In 397 C.E., Augustine wrote to Profuturus, his friend and fellow bishop. Evidently Profuturus had inquired after his health, to which Augustine replied:
… I am confined to bed. I can neither walk, nor stand, nor sit, because of the pain and swelling of a boil or tumor. But even in such a case, since it is the will of the Lord, what else can I say than that I am well?... Pray for me, that I may not waste my days through want of self-control, and that I may bear my nights with patience: pray that, though I walk in the midst of the shadow of death, the Lord may so be with me that I shall fear no evil.
Elsewhere, in his Confessions, Augustine notes we cannot know the use of every earthly creature in God’s plan for the planet, which could apply to pathogens as well as mosquitoes. And yet bodily suffering remains troubling to faith, which is why Augustine asks for prayers to ensure he does not come to fear evil—that is, to fall under the persuasion of the shadow though the light is all around. Knowing this risk, Augustine reaches in two directions: to God, and to his friend.
There is wisdom in such outreach. Where can we find the goodness of God in circumstances like these, when so many people are suffering and many more are at risk? Of course we pray, but in allowing the fear of disease and death to lead us into hostility and isolation, we lose the opportunity to see the goodness of God in others, where it always resides.
Because Ebola is invisible and foreign, its spread arouses the worst impulses of fear and loathing. While it’s excellent to see coverage of Dallas nurse Nina Pham as more than a potential vector for disease, it’s also notable that deceased patient Thomas Eric Duncan, a black Liberian national, received much less in the way of sympathy, and much more in the way of hostility. As demands to seal the U.S. border—including either a reduction or cessation in aid operations—strengthen in response to the development of cases among Americans, keeping in mind the inherent value and dignity of others seems harder and harder. Those very far from us and very different from us are already at a disadvantage when it comes to the extension of charity, but now more than ever those idle prejudices have the potential to intensify and do extraordinary damage. The shadow of death thrives on fear.

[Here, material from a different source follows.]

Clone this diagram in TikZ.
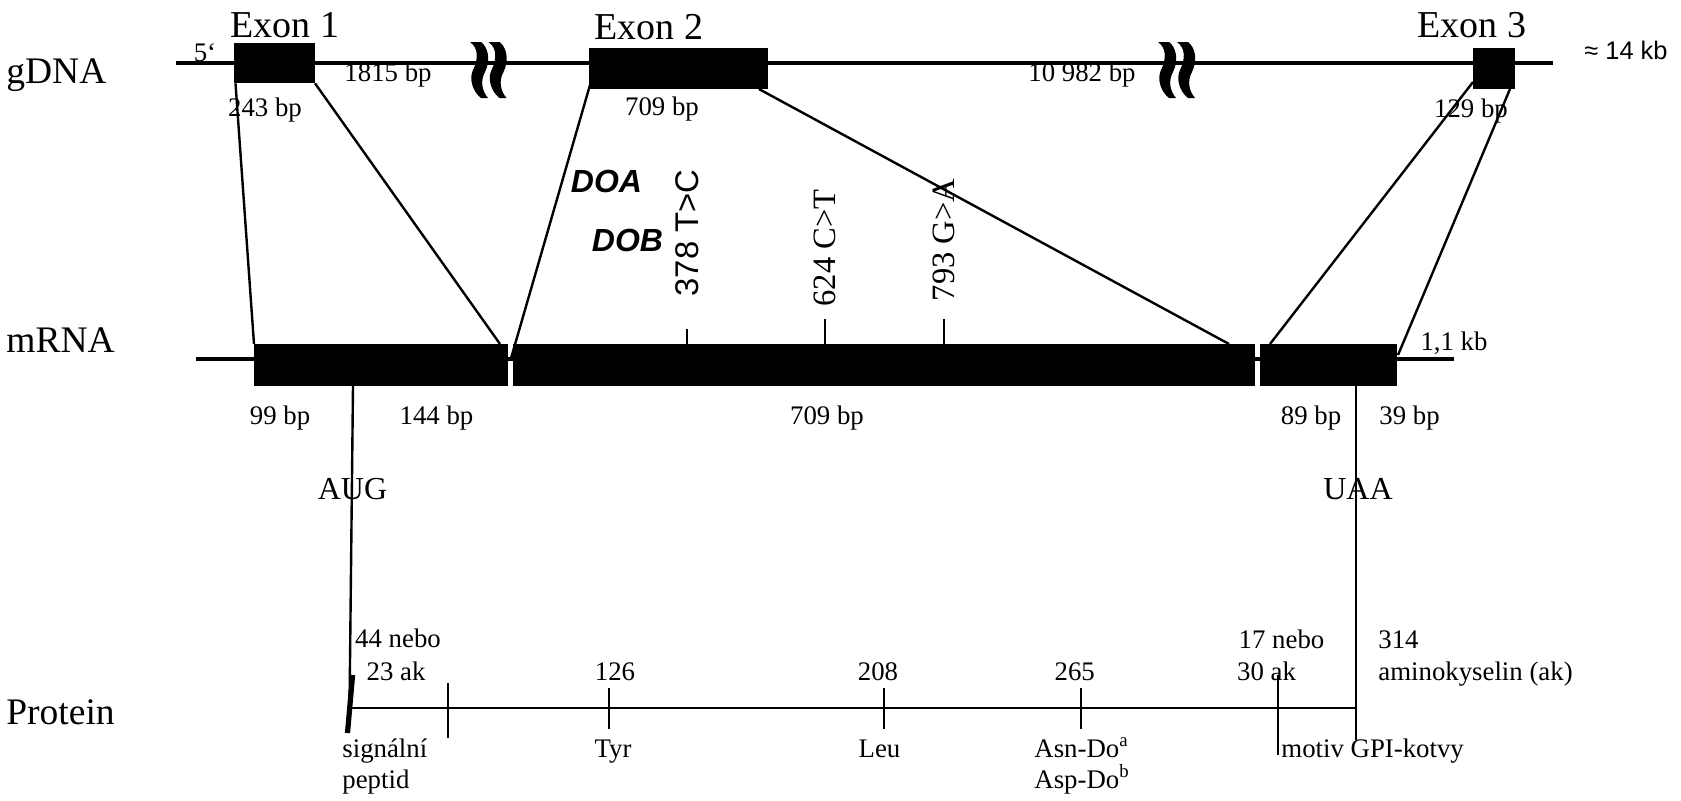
\documentclass[tikz,border=0pt]{standalone}
\usepackage{fontspec}
\setmainfont{Liberation Serif}
\newfontfamily\hsans{Liberation Sans}
\tikzset{
  x=0.5pt,y=-0.5pt,
  blk/.style={fill=black,draw=none,inner sep=0pt,outer sep=0pt,anchor=north west},
  big/.style={inner sep=0pt,anchor=base west,font=\fontsize{18.75pt}{19pt}\selectfont},
  exon/.style={inner sep=0pt,anchor=base,font=\fontsize{19pt}{19pt}\selectfont},
  codon/.style={inner sep=0pt,anchor=base,font=\fontsize{16pt}{16pt}\selectfont},
  lab/.style={inner sep=0pt,anchor=base,font=\fontsize{13.4pt}{14pt}\selectfont},
  labl/.style={lab,anchor=base west},
  vert/.style={inner sep=0pt,rotate=90,font=\fontsize{16.3pt}{16pt}\selectfont},
  vertsans/.style={inner sep=0pt,rotate=90,font=\hsans\fontsize{16.4pt}{16pt}\selectfont},
  sanslab/.style={inner sep=0pt,font=\hsans\bfseries\itshape\fontsize{16pt}{16pt}\selectfont},
  conn/.style={line width=1.2pt},
  back/.style={line width=1.8pt},
  tick/.style={line width=1.1pt},
  squig/.pic={\fill (0,0) .. controls (8.5,6) and (8.5,17) .. (3,28) .. controls (-1,36) and (2,49) .. (11,56) -- (18,56) .. controls (12,49) and (10,39) .. (15,30) .. controls (21,18) and (18,5) .. (11,0) -- cycle;}
}
\begin{document}
\begin{tikzpicture}
\useasboundingbox (0,0) rectangle (1681,800);
% gDNA
\coordinate (g0) at (176,63); \coordinate (g1) at (1553,63);
\draw[back] (g0) -- (g1);
\node[blk,minimum width=40.5pt,minimum height=20pt] (e1) at (234,43.3) {};
\node[blk,minimum width=89.5pt,minimum height=20.5pt] (e2) at (588.7,48) {};
\node[blk,minimum width=21pt,minimum height=20.5pt] (e3) at (1473,48) {};
\pic at (470,42) {squig}; \pic at (488.5,42) {squig};
\pic at (1158,42) {squig}; \pic at (1177,42) {squig};
% mRNA
\coordinate (m0) at (196,359); \coordinate (m1) at (1454,359);
\draw[back] (m0) -- (m1);
\node[blk,minimum width=126.85pt,minimum height=21pt] (r1) at (254,344) {};
\node[blk,minimum width=371.15pt,minimum height=21pt] (r2) at (512.7,344) {};
\node[blk,minimum width=68.5pt,minimum height=21pt] (r3) at (1260,344) {};
% exon to mRNA connectors
\draw[conn] ([xshift=0.75pt]e1.south west) -- (r1.north west);
\draw[conn] (e1.south east) -- ([xshift=-3.85pt]r1.north east);
\draw[conn] ([xshift=0.65pt,yshift=2pt]e2.south west) -- ([xshift=-1.1pt,yshift=-8pt]r2.north west);
\draw[conn] ([xshift=-4.4pt]e2.south east) -- ([xshift=-13pt]r2.north east);
\draw[conn] ([yshift=3.5pt]e3.south west) -- ([xshift=5pt]r3.north west);
\draw[conn] ([xshift=-2.5pt]e3.south east) -- ([xshift=0.5pt,yshift=-5.5pt]r3.north east);
% mutation ticks
\path (687,329) coordinate (t1a) (687,345) coordinate (t1b)
      (825,319) coordinate (t2a) (825,345) coordinate (t2b)
      (944,319) coordinate (t3a) (944,345) coordinate (t3b);
\draw[tick] (t1a) -- (t1b); \draw[tick] (t2a) -- (t2b); \draw[tick] (t3a) -- (t3b);
% protein
\path (353,386) coordinate (aug) (349.5,708) coordinate (augb)
      (1356,386) coordinate (uaa) (1356,740) coordinate (uaab)
      (350,708) coordinate (p0) (1356,708) coordinate (p1)
      (352.6,675) coordinate (s0) (347.5,733) coordinate (s1);
\draw[conn] (aug) -- (augb);
\draw[conn] (uaa) -- (uaab);
\draw[conn] (p0) -- (p1);
\draw[line width=2.6pt] (s0) -- (s1);
\path (448,683) coordinate (a1) (448,738) coordinate (a2)
      (609.3,688) coordinate (b1) (609.3,729) coordinate (b2)
      (884,688) coordinate (c1) (884,729) coordinate (c2)
      (1080.7,688) coordinate (d1) (1080.7,729) coordinate (d2)
      (1278,675) coordinate (f1) (1278,755) coordinate (f2);
\draw[tick] (a1) -- (a2); \draw[tick] (b1) -- (b2); \draw[tick] (c1) -- (c2);
\draw[tick] (d1) -- (d2); \draw[tick] (f1) -- (f2);
% row labels
\node[big] (lg) at (6,83) {gDNA};
\node[big] (lm) at (6,352.7) {mRNA};
\node[big] (lp) at (6,724) {Protein};
\node[exon] (x1) at (285,37) {Exon 1};
\node[exon] (x2) at (648.8,39) {Exon 2};
\node[exon] (x3) at (1472,37) {Exon 3};
\node[lab] (n5) at (205,61.7) {5‘};
\node[lab] (n1) at (388,81.7) {1815 bp};
\node[lab] (n2) at (1082,81.7) {10 982 bp};
\node[lab] (n3) at (265,116.7) {243 bp};
\node[lab] (n4) at (662,115) {709 bp};
\node[lab] (n6) at (1471,117) {129 bp};
\node[inner sep=0pt,anchor=base,font=\hsans\fontsize{12.7pt}{13pt}\selectfont] (n7) at (1626,59) {≈ 14 kb};
\node[sanslab] (doa) at (606.5,181) {DOA};
\node[sanslab] (dob) at (627.5,240) {DOB};
\node[vertsans] (k1) at (687,233) {378 T>C};
\node[vert] (k2) at (825,248) {624 C>T};
\node[vert] (k3) at (944,240) {793 G>A};
\node[lab] (q0) at (1454,350.7) {1,1 kb};
\node[lab] (q1) at (280,424) {99 bp};
\node[lab] (q2) at (436.5,424) {144 bp};
\node[lab] (q3) at (827,424) {709 bp};
\node[lab] (q4) at (1311,424) {89 bp};
\node[lab] (q5) at (1409.5,424) {39 bp};
\node[codon] (au) at (352.5,499) {AUG};
\node[codon] (ua) at (1358,499) {UAA};
\node[lab] (w1) at (398,647.5) {44 nebo};
\node[lab] (w2) at (396,680) {23 ak};
\node[lab] (w3) at (615,680) {126};
\node[lab] (w4) at (878,680) {208};
\node[lab] (w5) at (1074.7,680) {265};
\node[lab] (w6) at (1281.5,648) {17 nebo};
\node[lab] (w7) at (1266.5,680) {30 ak};
\node[labl] (w8) at (1378,648) {314};
\node[labl] (w9) at (1378,680) {aminokyselin (ak)};
\node[labl] (v1) at (342,757) {signální};
\node[labl] (v2) at (342,788) {peptid};
\node[lab] (v3) at (613,757) {Tyr};
\node[lab] (v4) at (879.5,757) {Leu};
\node[labl] (v5) at (1034,757) {Asn-Do\textsuperscript{a}};
\node[labl] (v6) at (1034,788) {Asp-Do\textsuperscript{b}};
\node[labl] (v7) at (1281,757) {motiv GPI-kotvy};
\end{tikzpicture}
\end{document}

Meanwhile, survivors of the Ebola virus in Liberia are now using their hard-earned immunity to care for and comfort current patients. In the States, the blood of survivor Dr. Kent Brantly is being used to treat Nina Pham. In all of these cases, suffering has opened the way to self-giving, sometimes in the most literal sense. In the goodness of others, we can glimpse the goodness of God. As a community, we have the opportunity to offer our goodness up in the form of our calm and our prayers, our contributions to charities actively helping the sick, and in our responsible stewardship of our own health.
If there were a definitive, immediately satisfying theological answer to the problem of suffering, every person on earth would know it, because we’ve all had occasions on which to demand it. But I don’t have an answer like that, something straightforward and simple that soothes pain and settles fear. Instead I look for the goodness of God in those around me, the heroic and the ordinary; I pray, but I also reach for the goodness of God in people suffering near and far, in everyone, in you.